**The task**
Your job is to retype all of the data word for word, leaving every image out.

**Given material**
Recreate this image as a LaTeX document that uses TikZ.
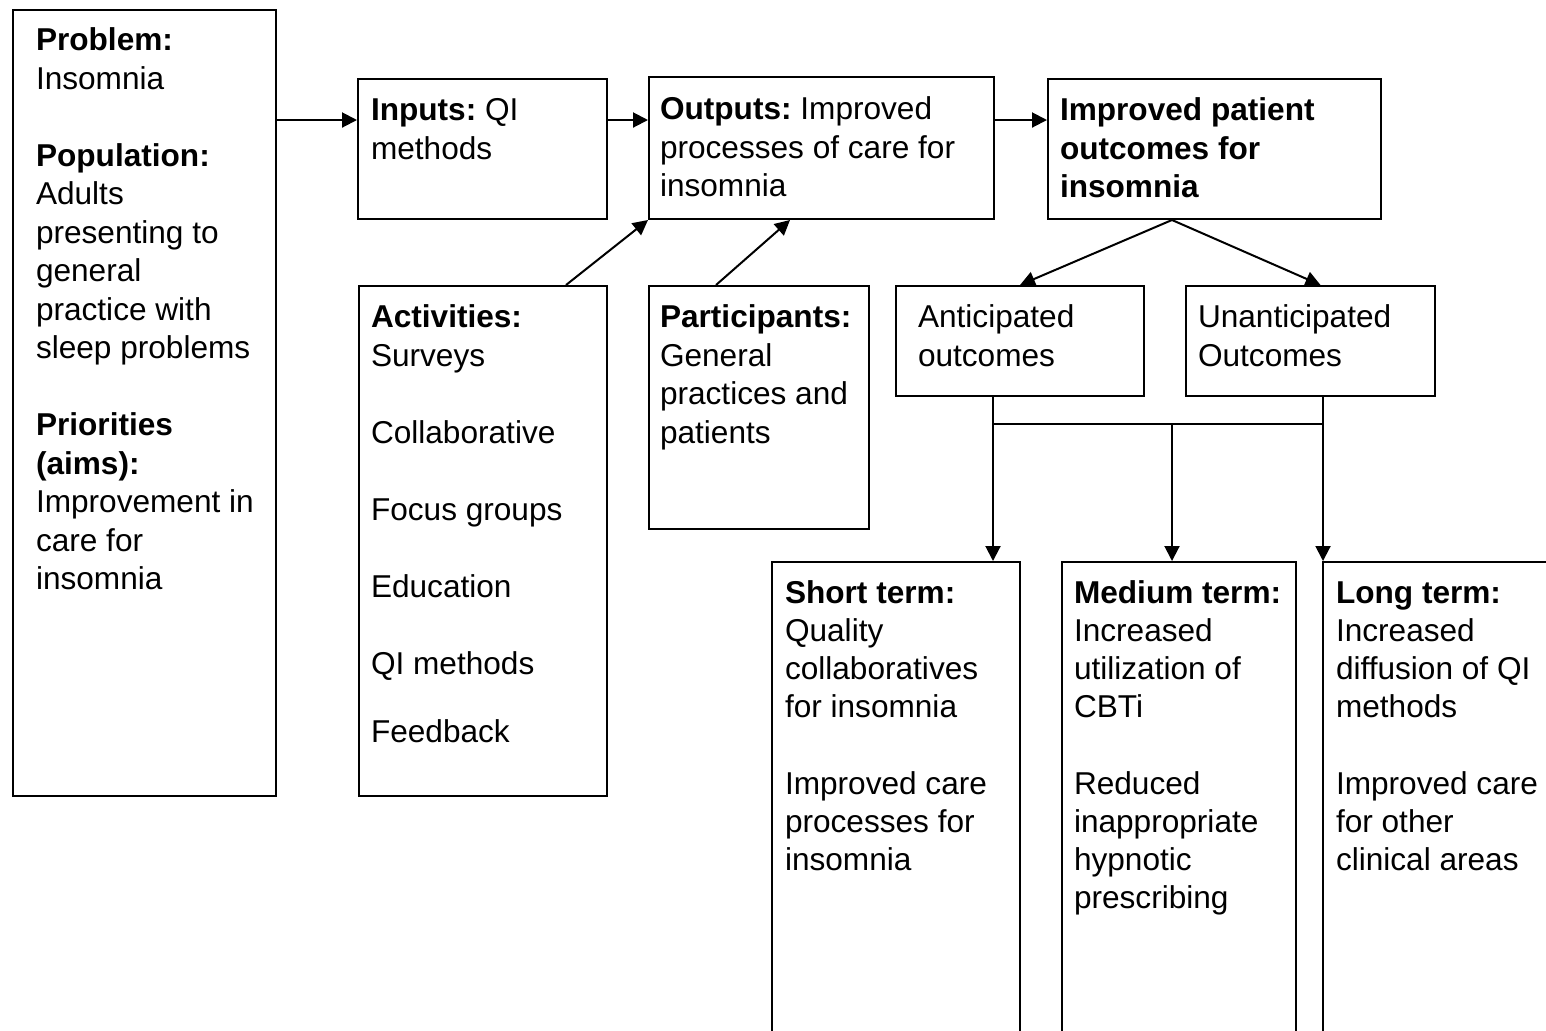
\documentclass[tikz,border=0pt]{standalone}
\usepackage{fontspec}
\setmainfont{Liberation Sans}
\usetikzlibrary{arrows.meta}

\def\px{0.5pt}
\newcommand{\skipln}{\\[19.25pt]}
\frenchspacing

\begin{document}
\begin{tikzpicture}[x=\px, y=-\px, >={Triangle[length=7.5pt, width=7.5pt]}, line width=1pt,
    box/.style={draw, anchor=north west, inner sep=0pt},
    txt/.style={anchor=north west, inner sep=0pt, align=left, font=\fontsize{15.8}{19.25}\selectfont}]
    \useasboundingbox (0,0) rectangle (1546,1030);
    \clip (0,0) rectangle (1546,1030);

    % boxes
    \node[box, minimum width=263*\px, minimum height=786*\px] (prob) at (12,9) {};
    \node[box, minimum width=249*\px, minimum height=140*\px] (inputs) at (357,78) {};
    \node[box, minimum width=345*\px, minimum height=142*\px] (outputs) at (648,76) {};
    \node[box, minimum width=333*\px, minimum height=140*\px] (improved) at (1047,78) {};
    \node[box, minimum width=248*\px, minimum height=510*\px] (activities) at (358,285) {};
    \node[box, minimum width=220*\px, minimum height=243*\px] (participants) at (648,285) {};
    \node[box, minimum width=248*\px, minimum height=110*\px] (anticip) at (895,285) {};
    \node[box, minimum width=249*\px, minimum height=110*\px] (unanticip) at (1185,285) {};
    \node[box, minimum width=248*\px, minimum height=500*\px] (shortterm) at (771,561) {};
    \node[box, minimum width=234*\px, minimum height=500*\px] (mediumterm) at (1061,561) {};
    \node[box, minimum width=260*\px, minimum height=500*\px] (longterm) at (1322,561) {};

    % texts
    \node[txt] (probtxt) at ([xshift=23*\px, yshift=-14*\px]prob.north west) {\strut\textbf{Problem:}\\Insomnia\skipln
        \textbf{Population:}\\Adults\\presenting to\\general\\practice with\\sleep problems\skipln
        \textbf{Priorities}\\\textbf{(aims):}\\Improvement in\\care for\\insomnia};
    \node[txt] (inputstxt) at ([xshift=13*\px, yshift=-15*\px]inputs.north west) {\strut\textbf{Inputs:} QI\\methods};
    \node[txt] (outputstxt) at ([xshift=11*\px, yshift=-16*\px]outputs.north west) {\strut\textbf{Outputs:} Improved\\processes of care for\\insomnia};
    \node[txt] (improvedtxt) at ([xshift=12*\px, yshift=-15*\px]improved.north west) {\strut\textbf{Improved patient}\\\textbf{outcomes for}\\\textbf{insomnia}};
    \node[txt] (activitiestxt) at ([xshift=12*\px, yshift=-15*\px]activities.north west) {\strut\textbf{Activities:}\\Surveys\skipln
        Collaborative\skipln Focus groups\skipln Education\skipln QI methods\\[15pt] Feedback};
    \node[txt] (participantstxt) at ([xshift=11*\px, yshift=-15*\px]participants.north west) {\strut\textbf{Participants:}\\General\\practices and\\patients};
    \node[txt] (anticiptxt) at ([xshift=22*\px, yshift=-15*\px]anticip.north west) {\strut Anticipated\\outcomes};
    \node[txt] (unanticiptxt) at ([xshift=12*\px, yshift=-15*\px]unanticip.north west) {\strut Unanticipated\\Outcomes};
    \node[txt, font=\fontsize{15.8}{19.05}\selectfont] (shorttxt) at ([xshift=13*\px, yshift=-15*\px]shortterm.north west) {\strut\textbf{Short term:}\\Quality\\collaboratives\\for insomnia\\[19.05pt]
        Improved care\\processes for\\insomnia};
    \node[txt, font=\fontsize{15.8}{19.05}\selectfont] (mediumtxt) at ([xshift=12*\px, yshift=-15*\px]mediumterm.north west) {\strut\textbf{Medium term:}\\Increased\\utilization of\\CBTi\\[19.05pt]
        Reduced\\inappropriate\\hypnotic\\prescribing};
    \node[txt, font=\fontsize{15.8}{19.05}\selectfont] (longtxt) at ([xshift=13*\px, yshift=-15*\px]longterm.north west) {\strut\textbf{Long term:}\\Increased\\diffusion of QI\\methods\\[19.05pt]
        Improved care\\for other\\clinical areas};

    % arrows
    \coordinate (row) at (0,120);
    \draw[->] (prob.east |- row) -- (inputs.west |- row);
    \draw[->] (inputs.east |- row) -- (outputs.west |- row);
    \draw[->] (outputs.east |- row) -- (improved.west |- row);
    \draw[->] ([xshift=208*\px]activities.north west) -- (outputs.south west);
    \draw[->] ([xshift=68*\px]participants.north west) -- ([xshift=142*\px]outputs.south west);
    \draw[->] ([xshift=125*\px]improved.south west) -- (anticip.north);
    \draw[->] ([xshift=125*\px]improved.south west) -- ([xshift=10*\px]unanticip.north);

    \coordinate (antout) at ([xshift=98*\px]anticip.south west);
    \coordinate (unout) at ([xshift=138*\px]unanticip.south west);
    \coordinate (busl) at ([yshift=-27*\px]antout);
    \draw[->] (antout) -- (antout |- shortterm.north);
    \draw[->] (unout) -- (unout |- longterm.north);
    \draw (busl) -- (busl -| unout);
    \draw[->] ([xshift=-7*\px]mediumterm.north |- busl) -- ([xshift=-7*\px]mediumterm.north);
\end{tikzpicture}
\end{document}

**Task response**
Recreate this image as a LaTeX document that uses TikZ.
\documentclass[tikz,border=0pt]{standalone}
\usepackage{fontspec}
\setmainfont{Liberation Sans}
\usetikzlibrary{arrows.meta}

\def\px{0.5pt}
\newcommand{\skipln}{\\[19.25pt]}
\frenchspacing

\begin{document}
\begin{tikzpicture}[x=\px, y=-\px, >={Triangle[length=7.5pt, width=7.5pt]}, line width=1pt,
    box/.style={draw, anchor=north west, inner sep=0pt},
    txt/.style={anchor=north west, inner sep=0pt, align=left, font=\fontsize{15.8}{19.25}\selectfont}]
    \useasboundingbox (0,0) rectangle (1546,1030);
    \clip (0,0) rectangle (1546,1030);

    % boxes
    \node[box, minimum width=263*\px, minimum height=786*\px] (prob) at (12,9) {};
    \node[box, minimum width=249*\px, minimum height=140*\px] (inputs) at (357,78) {};
    \node[box, minimum width=345*\px, minimum height=142*\px] (outputs) at (648,76) {};
    \node[box, minimum width=333*\px, minimum height=140*\px] (improved) at (1047,78) {};
    \node[box, minimum width=248*\px, minimum height=510*\px] (activities) at (358,285) {};
    \node[box, minimum width=220*\px, minimum height=243*\px] (participants) at (648,285) {};
    \node[box, minimum width=248*\px, minimum height=110*\px] (anticip) at (895,285) {};
    \node[box, minimum width=249*\px, minimum height=110*\px] (unanticip) at (1185,285) {};
    \node[box, minimum width=248*\px, minimum height=500*\px] (shortterm) at (771,561) {};
    \node[box, minimum width=234*\px, minimum height=500*\px] (mediumterm) at (1061,561) {};
    \node[box, minimum width=260*\px, minimum height=500*\px] (longterm) at (1322,561) {};

    % texts
    \node[txt] (probtxt) at ([xshift=23*\px, yshift=-14*\px]prob.north west) {\strut\textbf{Problem:}\\Insomnia\skipln
        \textbf{Population:}\\Adults\\presenting to\\general\\practice with\\sleep problems\skipln
        \textbf{Priorities}\\\textbf{(aims):}\\Improvement in\\care for\\insomnia};
    \node[txt] (inputstxt) at ([xshift=13*\px, yshift=-15*\px]inputs.north west) {\strut\textbf{Inputs:} QI\\methods};
    \node[txt] (outputstxt) at ([xshift=11*\px, yshift=-16*\px]outputs.north west) {\strut\textbf{Outputs:} Improved\\processes of care for\\insomnia};
    \node[txt] (improvedtxt) at ([xshift=12*\px, yshift=-15*\px]improved.north west) {\strut\textbf{Improved patient}\\\textbf{outcomes for}\\\textbf{insomnia}};
    \node[txt] (activitiestxt) at ([xshift=12*\px, yshift=-15*\px]activities.north west) {\strut\textbf{Activities:}\\Surveys\skipln
        Collaborative\skipln Focus groups\skipln Education\skipln QI methods\\[15pt] Feedback};
    \node[txt] (participantstxt) at ([xshift=11*\px, yshift=-15*\px]participants.north west) {\strut\textbf{Participants:}\\General\\practices and\\patients};
    \node[txt] (anticiptxt) at ([xshift=22*\px, yshift=-15*\px]anticip.north west) {\strut Anticipated\\outcomes};
    \node[txt] (unanticiptxt) at ([xshift=12*\px, yshift=-15*\px]unanticip.north west) {\strut Unanticipated\\Outcomes};
    \node[txt, font=\fontsize{15.8}{19.05}\selectfont] (shorttxt) at ([xshift=13*\px, yshift=-15*\px]shortterm.north west) {\strut\textbf{Short term:}\\Quality\\collaboratives\\for insomnia\\[19.05pt]
        Improved care\\processes for\\insomnia};
    \node[txt, font=\fontsize{15.8}{19.05}\selectfont] (mediumtxt) at ([xshift=12*\px, yshift=-15*\px]mediumterm.north west) {\strut\textbf{Medium term:}\\Increased\\utilization of\\CBTi\\[19.05pt]
        Reduced\\inappropriate\\hypnotic\\prescribing};
    \node[txt, font=\fontsize{15.8}{19.05}\selectfont] (longtxt) at ([xshift=13*\px, yshift=-15*\px]longterm.north west) {\strut\textbf{Long term:}\\Increased\\diffusion of QI\\methods\\[19.05pt]
        Improved care\\for other\\clinical areas};

    % arrows
    \coordinate (row) at (0,120);
    \draw[->] (prob.east |- row) -- (inputs.west |- row);
    \draw[->] (inputs.east |- row) -- (outputs.west |- row);
    \draw[->] (outputs.east |- row) -- (improved.west |- row);
    \draw[->] ([xshift=208*\px]activities.north west) -- (outputs.south west);
    \draw[->] ([xshift=68*\px]participants.north west) -- ([xshift=142*\px]outputs.south west);
    \draw[->] ([xshift=125*\px]improved.south west) -- (anticip.north);
    \draw[->] ([xshift=125*\px]improved.south west) -- ([xshift=10*\px]unanticip.north);

    \coordinate (antout) at ([xshift=98*\px]anticip.south west);
    \coordinate (unout) at ([xshift=138*\px]unanticip.south west);
    \coordinate (busl) at ([yshift=-27*\px]antout);
    \draw[->] (antout) -- (antout |- shortterm.north);
    \draw[->] (unout) -- (unout |- longterm.north);
    \draw (busl) -- (busl -| unout);
    \draw[->] ([xshift=-7*\px]mediumterm.north |- busl) -- ([xshift=-7*\px]mediumterm.north);
\end{tikzpicture}
\end{document}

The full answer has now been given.